NON-FICTION: Snoopy Livingston (Mark Webber) is a high school senior who doesn't know what do with his life and is facing pressure from his family and school in terms of taking his SATs and going to college. His mother (Julie Hagerty) organizes mass donations and banquets for her Jewish organization while his father (John Goodman) keeps everything together and everyone in line. His little brother is a wonderkid with an attitude, and his other brother is a popular football player. His daily fights with his family are about his music and being a vegetarian. When not fighting with his parents he's getting high and daydreaming about being Conan O'Brien's sidekick on TV.
Toby Oxman (Paul Giamatti) is a man of middle age who's as much of a loser in life now as he was in high school. He's an aspiring documentary filmmaker and wants to direct a film about the high school experience, specifically the pressures of graduation and SATs. After pitching the idea to the principal of Snoopy's high school and being turned down, he spots the teen smoking pot in the bathroom and thinks he's hit gold. He convinces him to star in his documentary.
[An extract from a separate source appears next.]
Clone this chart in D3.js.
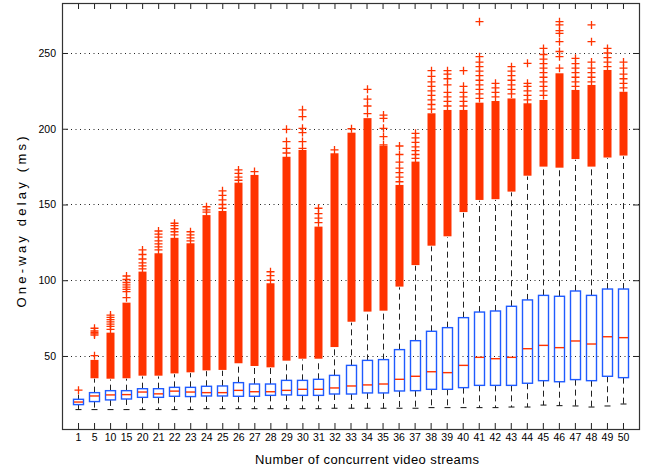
<!DOCTYPE html>
<html>
<head>
<meta charset="utf-8">
<script src="https://cdn.jsdelivr.net/npm/d3@7"></script>
<style>
  body { margin: 0; background: #fff; }
  svg { display: block; font-family: "Liberation Sans", Arial, sans-serif; }
</style>
</head>
<body>
<div id="chart"></div>
<script>
// Boxplot of one-way delay per number of concurrent video streams
const categories = ["1","5","10","15","20","21","22","23","24","25","26","27","28","29","30","31","32","33",
  "34","35","36","37","38","39","40","41","42","43","44","45","46","47","48","49","50"];

const q1 = [17.9, 19.9, 21.0, 21.6, 22.7, 22.7, 23.4, 23.2, 23.6, 23.6, 23.4, 23.4, 24.0, 24.3, 24.0, 24.0, 24.9, 24.9,
  25.6, 25.6, 26.9, 27.1, 28.0, 28.0, 29.1, 30.6, 30.6, 30.6, 32.0, 33.7, 33.0, 34.4, 33.7, 36.6, 35.7];
const medians = [19.6, 23.6, 24.3, 24.5, 26.2, 25.0, 26.8, 26.2, 25.8, 25.8, 27.3, 26.4, 26.4, 27.3, 28.0, 28.0, 28.9, 30.2,
  30.9, 31.5, 34.6, 36.6, 39.6, 39.0, 43.8, 49.1, 48.2, 49.1, 54.8, 57.0, 55.5, 59.9, 57.9, 62.7, 62.1];
const q3 = [21.4, 25.8, 27.1, 27.1, 28.4, 28.4, 29.3, 29.3, 30.0, 30.2, 32.4, 31.5, 31.5, 33.9, 33.9, 34.6, 37.2, 43.8,
  47.1, 47.6, 54.2, 60.1, 66.3, 68.7, 75.3, 79.0, 79.7, 82.8, 87.0, 90.0, 89.4, 92.9, 90.0, 94.2, 94.2];
const whiskerLow = [14.6, 14.6, 14.6, 14.6, 14.6, 14.6, 14.6, 14.6, 15.2, 15.2, 15.2, 15.2, 15.2, 15.2, 15.2, 15.2, 15.5, 15.5,
  15.5, 15.5, 15.5, 15.5, 15.9, 15.9, 15.9, 15.9, 15.9, 16.3, 16.3, 17.6, 17.2, 17.0, 16.3, 17.0, 18.3];
const whiskerHigh = [24.5, 35.0, 34.5, 35.0, 36.5, 36.5, 38.0, 38.7, 40.0, 40.3, 44.7, 43.0, 42.0, 46.4, 47.7, 47.7, 55.4, 72.0,
  78.8, 79.4, 95.3, 109.5, 122.3, 128.5, 144.5, 152.5, 153.0, 158.0, 168.5, 174.5, 173.8, 179.5, 174.5, 180.5, 181.8];

// dense runs of outliers (markers overlap into a solid bar)
const outlierRunLow = [null, 35.3, 35.0, 35.3, 37.0, 37.0, 38.5, 39.2, 40.5, 40.8, 45.2, 43.4, 42.5, 46.9, 48.2, 48.2, 55.9, 72.6,
  79.3, 79.9, 95.8, 110.0, 122.8, 129.0, 145.0, 153.0, 153.5, 158.5, 169.0, 175.0, 174.3, 180.0, 175.0, 181.0, 182.3];
const outlierRunHigh = [null, 47.4, 65.4, 85.2, 105.7, 117.8, 128.0, 124.4, 143.0, 145.7, 164.4, 169.5, 98.0, 181.5, 186.0, 135.4, 183.8, 197.4,
  207.0, 188.8, 162.9, 178.3, 210.2, 212.4, 212.4, 217.2, 218.3, 220.0, 216.8, 219.0, 236.6, 225.6, 228.9, 238.8, 224.4];

// separate outliers above the dense runs
const outliers = [
  [27.4],
  [50.2, 63.8, 64.6, 65.4, 66.5, 68.3],
  [67.5, 69.5, 71, 72.5, 74, 75.5, 77],
  [88.5, 92.5, 94, 95.5, 97, 98.5, 100.5, 102.8],
  [107.5, 109.5, 111.5, 114, 117, 120],
  [120, 122, 124, 126, 128.5, 130.5, 132.5],
  [130, 132, 134, 136, 137.6],
  [126, 128, 130, 132],
  [145, 146.5, 148.5],
  [147.5, 150, 153, 156, 159],
  [166, 168, 170.5, 172.8],
  [171.7],
  [100, 103, 105.6],
  [184, 187, 191.5, 199.6],
  [187, 191.5, 197.5, 200.3, 208, 212.5],
  [138, 141, 144, 147.5],
  [186],
  [200],
  [210, 215, 219.5, 226],
  [189.3, 194.8, 200.3, 206.9, 209],
  [165, 168, 171, 174, 178, 183, 188.6],
  [180.5, 183, 185.5, 188, 191, 194, 197],
  [213, 216, 219, 222, 225, 228, 231, 234.5, 238.3],
  [215, 218, 221, 224, 229, 233, 236, 238.3],
  [215, 218, 221, 224, 228, 238.3],
  [220, 223, 226, 229, 232, 235, 238, 241, 244, 247.6, 270.7],
  [221, 224, 227, 230],
  [223, 226, 229, 232, 235, 238, 241],
  [219, 222, 225, 228, 230, 243.2],
  [222, 225, 228, 231, 234, 237, 240, 243, 246, 249, 253],
  [240, 247.6, 251, 257.5, 263, 264.7, 268.5, 270.7],
  [228, 231, 234, 237, 240, 243, 246.5],
  [231, 234, 237, 240, 244, 257.5, 268.5],
  [241, 244, 247, 250, 253],
  [227, 230, 233, 236, 240, 244]
];

const yTicks = [50, 100, 150, 200, 250];

const margin = { top: 3, right: 12, bottom: 43, left: 62 },
      width = 651 - margin.left - margin.right,
      height = 472 - margin.top - margin.bottom;

const BLUE = "#1f5bff", RED = "#ff3300";

const root = d3.select("#chart")
  .append("svg")
  .attr("width", width + margin.left + margin.right)
  .attr("height", height + margin.top + margin.bottom);

const svg = root.append("g")
  .attr("transform", `translate(${margin.left},${margin.top})`);

const x = d3.scalePoint()
  .domain(categories)
  .range([0, width])
  .padding(1);

const y = d3.scaleLinear()
  .domain([1.8, 283])
  .range([height, 0]);

// dotted grid
svg.append("g")
  .selectAll("line")
  .data(yTicks)
  .join("line")
  .attr("x1", 0)
  .attr("x2", width)
  .attr("y1", d => Math.round(y(d)) + 0.5)
  .attr("y2", d => Math.round(y(d)) + 0.5)
  .attr("stroke", "#222")
  .attr("stroke-dasharray", "1,3.5");

const rows = categories.map((c, i) => ({
  c, q1: q1[i], med: medians[i], q3: q3[i],
  lo: whiskerLow[i], hi: whiskerHigh[i],
  runLo: outlierRunLow[i], runHi: outlierRunHigh[i],
  out: outliers[i]
}));

const g = svg.append("g")
  .selectAll("g")
  .data(rows)
  .join("g")
  .attr("transform", d => `translate(${Math.round(x(d.c)) + 0.5},0)`);

// whiskers
g.append("line")
  .attr("y1", d => y(d.q1)).attr("y2", d => y(d.lo))
  .attr("stroke", "#222").attr("stroke-dasharray", "6,4");
g.append("line")
  .attr("y1", d => y(d.q3)).attr("y2", d => y(d.hi))
  .attr("stroke", "#222").attr("stroke-dasharray", "6,4");
g.append("line")
  .attr("x1", -3).attr("x2", 3)
  .attr("y1", d => y(d.lo)).attr("y2", d => y(d.lo))
  .attr("stroke", "#111");

// boxes
g.append("rect")
  .attr("x", -5).attr("width", 10)
  .attr("y", d => y(d.q3))
  .attr("height", d => y(d.q1) - y(d.q3))
  .attr("fill", "none")
  .attr("stroke", BLUE)
  .attr("stroke-width", 1.4);
g.append("line")
  .attr("x1", -4.5).attr("x2", 4.5)
  .attr("y1", d => y(d.med)).attr("y2", d => y(d.med))
  .attr("stroke", RED)
  .attr("stroke-width", 1.4);

// dense outlier runs
g.filter(d => d.runLo != null)
  .append("rect")
  .attr("x", -4).attr("width", 8)
  .attr("y", d => y(d.runHi))
  .attr("height", d => y(d.runLo) - y(d.runHi))
  .attr("fill", RED);

// separate outliers as '+'
g.selectAll(".plus")
  .data(d => d.out)
  .join("path")
  .attr("class", "plus")
  .attr("d", v => `M-4,${y(v)}H4M0,${y(v) - 4}V${y(v) + 4}`)
  .attr("stroke", RED)
  .attr("stroke-width", 1.3)
  .attr("fill", "none");

// axes with inward ticks on all four sides
const tickStyle = sel => {
  sel.select(".domain").remove();
  sel.selectAll(".tick line").attr("stroke", "#222");
  sel.selectAll("text").attr("fill", "#000").style("font-size", "10.5px");
};

svg.append("g")
  .attr("transform", `translate(0,${height})`)
  .call(d3.axisBottom(x).tickSizeInner(-6).tickSizeOuter(0).tickPadding(5))
  .call(tickStyle);

svg.append("g")
  .call(d3.axisTop(x).tickSizeInner(-6).tickSizeOuter(0).tickFormat(""))
  .call(tickStyle);

svg.append("g")
  .call(d3.axisLeft(y).tickValues(yTicks).tickSizeInner(-6).tickSizeOuter(0).tickPadding(6))
  .call(tickStyle);

svg.append("g")
  .attr("transform", `translate(${width},0)`)
  .call(d3.axisRight(y).tickValues(yTicks).tickSizeInner(-6).tickSizeOuter(0).tickFormat(""))
  .call(tickStyle);

// frame
svg.append("rect")
  .attr("x", 0.5).attr("y", 0.5)
  .attr("width", width).attr("height", height)
  .attr("fill", "none")
  .attr("stroke", "#333")
  .attr("stroke-width", 1.2);

// axis labels
root.append("text")
  .attr("x", 367)
  .attr("y", 464)
  .attr("text-anchor", "middle")
  .attr("textLength", 224)
  .attr("lengthAdjust", "spacing")
  .style("font-size", "13px")
  .text("Number of concurrent video streams");

root.append("text")
  .attr("transform", "translate(25.5,222) rotate(-90)")
  .attr("text-anchor", "middle")
  .attr("textLength", 171)
  .attr("lengthAdjust", "spacing")
  .style("font-size", "13px")
  .text("One-way delay (ms)");
</script>
</body>
</html>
The parents are hesitant at first but like the idea of making their child feel special, so they agree. Oxman films their daily routines and follows Snoopy, invading even their private moments. When tragedy strikes within the family, his documentary exposes their dysfunctional dynamics and greedy motivations to the point of being life-shattering.
I cannot praise this film enough, but there are some very special qualities that make it a gem. First is the level of originality. Like his other works, Solondz both wrote the script and directed the picture, and the dialogue and sequence of events are full of wit and confidence. Another thing to note is the editing and the music, both of which pair up to the images perfectly. Lastly is the awesome cast, which is full of so many great actors at the beginning or peak of their careers that they can't all be listed. The best of these is Lupe Ontiveros (Selena, Real Women Have Curves), who plays Consuelo, the maid in the non-fiction segment. Without giving anything away, just know that she plays a character who is bleeped-on by the rich family she works for and goes over the edge in a twisted and unforgettable way. There's also a cameo by Conan O'Brien and just a good/bad time to be had by all. Highly recommended.